Reply Thu 4 Mar, 2010 06:08 am
@Reconstructo,
Reconstructo;135856 wrote:
professional mathematicians have their reasons for calling it a number, just as they do infinity
There is no number called infinity by mathematicians.
 
Reconstructo
 
Reply Thu 4 Mar, 2010 09:24 pm
@ughaibu,
ughaibu;135860 wrote:
There is no number called infinity by mathematicians.


Good! But the symbol is sometimes used. I study the core of math, and am now moving away from that, satisfied that I understand it, to some of the more complex math. I'm fascinated by the use of limits in calculus, and also by topology. In both fields we encounter the transcendental limits/structure of the human mind. Pure truth. Bring it on.
 
Krumple
 
Reply Thu 4 Mar, 2010 11:14 pm
@Reconstructo,
Reconstructo;132140 wrote:
Aren't there an infinite amount of numbers between 0 and 1?

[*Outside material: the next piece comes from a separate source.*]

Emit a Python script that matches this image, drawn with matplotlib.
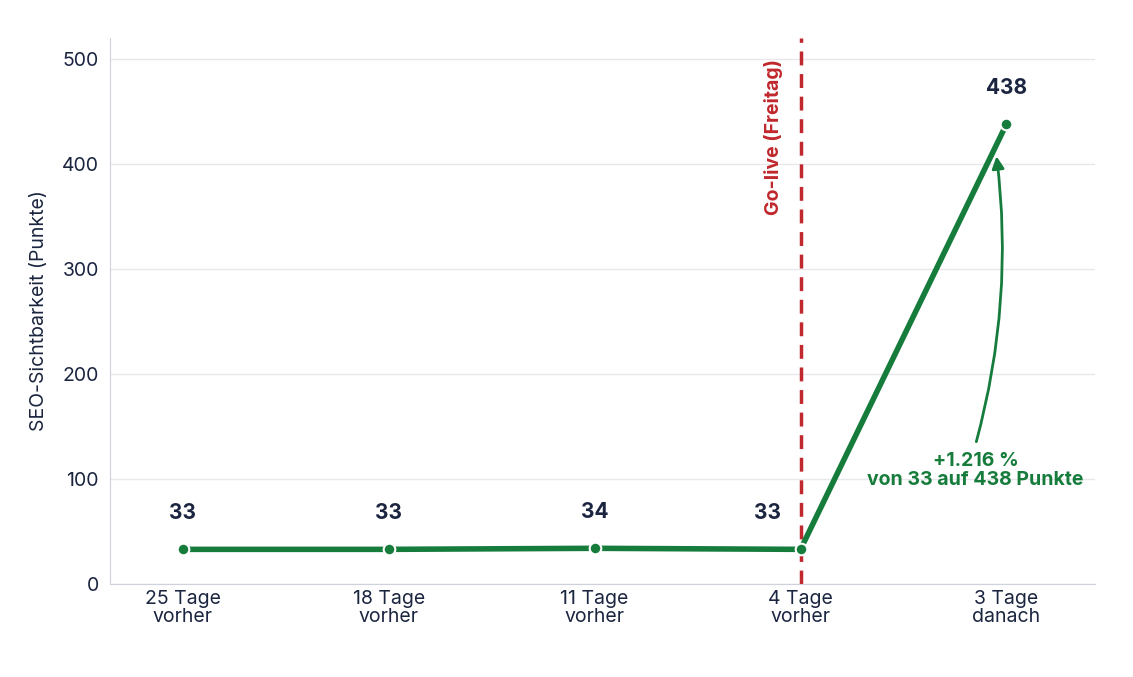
import matplotlib
matplotlib.use("Agg")
import matplotlib.pyplot as plt

categories = ["25 Tage\nvorher", "18 Tage\nvorher", "11 Tage\nvorher", "4 Tage\nvorher", "3 Tage\ndanach"]
values = [33, 33, 34, 33, 438]
yticks = [0, 100, 200, 300, 400, 500]

plt.rcParams['font.family'] = ['Inter', 'DejaVu Sans']
green = "#167c3c"
navy = "#1b2540"
red = "#c0282d"

fig = plt.figure(figsize=(11.33, 6.77), dpi=100)
ax = fig.add_axes([110/1133, 1-584/677, 985/1133, 546/677])
x = list(range(len(values)))
ax.plot(x, values, color=green, lw=4, zorder=3, solid_capstyle='round')
ax.scatter(x, values, s=70, color=green, edgecolor="white", linewidth=1.5, zorder=4)
for i, v in enumerate(values):
    dx = -0.16 if i == 3 else 0
    ax.text(i + dx, v + 25, str(v), ha="center", va="bottom", fontsize=15, fontweight="bold", color=navy)

ax.axvline(3, color=red, lw=2.5, ls=(0, (4, 2.5)), zorder=2)
ax.text(2.87, 500, "Go-live (Freitag)", rotation=90, ha="center", va="top",
        fontsize=14, fontweight="bold", color=red)

ax.annotate("", xy=(3.95, 410), xytext=(3.85, 133),
            arrowprops=dict(arrowstyle="-|>", color=green, lw=2, mutation_scale=18,
                            connectionstyle="arc3,rad=0.1"))
ax.text(3.85, 108, "+1.216 %\nvon 33 auf 438 Punkte", ha="center", va="center",
        fontsize=14, fontweight="bold", color=green, linespacing=1.1)

ax.set_xlim(-0.354, 4.43)
ax.set_ylim(0, 520)
ax.set_yticks(yticks)
ax.set_xticks(x)
ax.set_xticklabels(categories, fontsize=14, color=navy, linespacing=1.0)
ax.tick_params(axis='y', labelsize=14, colors=navy, length=0, pad=8)
ax.tick_params(axis='x', length=0, pad=4)
ax.grid(axis='y', color="#e8e8ec", lw=1)
ax.set_axisbelow(True)
for s in ["top", "right"]:
    ax.spines[s].set_visible(False)
ax.spines["left"].set_color("#cfd2dc")
ax.spines["bottom"].set_color("#cfd2dc")
ax.set_ylabel("SEO-Sichtbarkeit (Punkte)", fontsize=14, color=navy, labelpad=10)
fig.savefig("out.png", dpi=100)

fractions, not real numbers though.
 
ughaibu
 
Reply Fri 5 Mar, 2010 12:08 am
@Reconstructo,
Reconstructo;136318 wrote:
Bring it on.
Okay, here's a nice consequence of infinity. A and B are two agents who perform simultaneous supertasks. A supertask consists of a series of tasks each performed when half the remainder of a finite period of time has elapsed, in other words, an infinite number of tasks are performed in a finite time. Both A and B have an infinite number of balls, sequentially labeled 1,2,3..... and a jar of infinite capacity. A's tasks consist of putting the ten balls with the lowest numbers, that haven't been in the jar, into the jar and removing the lowest numbered ball from the jar, so, at time one A puts in balls 1-10 and removes ball 1, at time two A puts in balls 11-20 and removes ball 2, etc. B's tasks consist of putting the nine lowest numbered balls into the jar, but skipping all multiples of ten, and appending a zero to the number of the lowest numbered ball in the jar, so, at time one B puts in ball 1-9 and appends a zero to ball 1 so that it reads 10, at time two B puts in balls 11-19 and appends a zero to ball 2 so that it reads 20. At all times during the running of the supertask, the jars have identical contents, but when the supertask is complete, A's jar is empty and B's jar contains an infinite number of balls, each of which has a number that ends with an infinite string of zeroes.
 
Reconstructo
 
Reply Fri 5 Mar, 2010 01:15 am
@Krumple,
Krumple;136364 wrote:
fractions, not real numbers though.

yes, but that's not really of the essence. let's just say rational. there i still an infinity of rational numbers twixt any two rational numbers. our notation allows for this as our notation if logarithmic. "3" is a simple instruction to place a labeled and stabilized quantity on the number line, which is a euclidean line. so is "2343435667.5657567867745645."
 
tekcorman
 
Reply Sun 21 Aug, 2011 08:24 pm
To the people mocking God and feeling safe about it ... seems a prudent person might want to be sure He does not exist first ... and you can't be certain He does not can you? Here is a brain teaser for you; can you sneeze with so much force that you get about a 9 pound booger out your nose? Well, yes it just might be possible for a braniac given a few erudite adjustments. But your head would cave in before you could eat it. am i right? Isn't that a hoot? Thought some might have a sense of humor and laugh. You made me laugh at the simpleton anti-God question. Did you imagine those billions who believe in God were going to tear their hair out over that one? Here is one for you to ponder with logic: the word "supernatural" ; another one: is there an end to the universe? if we fall off a flat earth would we eventually bounce off the end of the universe? and why might it be illogical to assume a single or UNIverse? or if we send an object on a journey toward a single point on the edge or end of the UNIverse and it eventually makes it to that so called end where would it go then? There seem to be many such things that defy human understanding. Why even try to use human logic for such things? Sorry, forgot for a moment that there a ga-zillion theories on how the universe is or is not expanding into nothing or into itself. So many answers and too few real unique honest questions. Let those you admire most tell you what to think? Close your mind and rule out anything you can't touch or weigh or comprehend? Sorry, that would be illogical and un-philosophical as well as intellectually primitive or dishonest imo.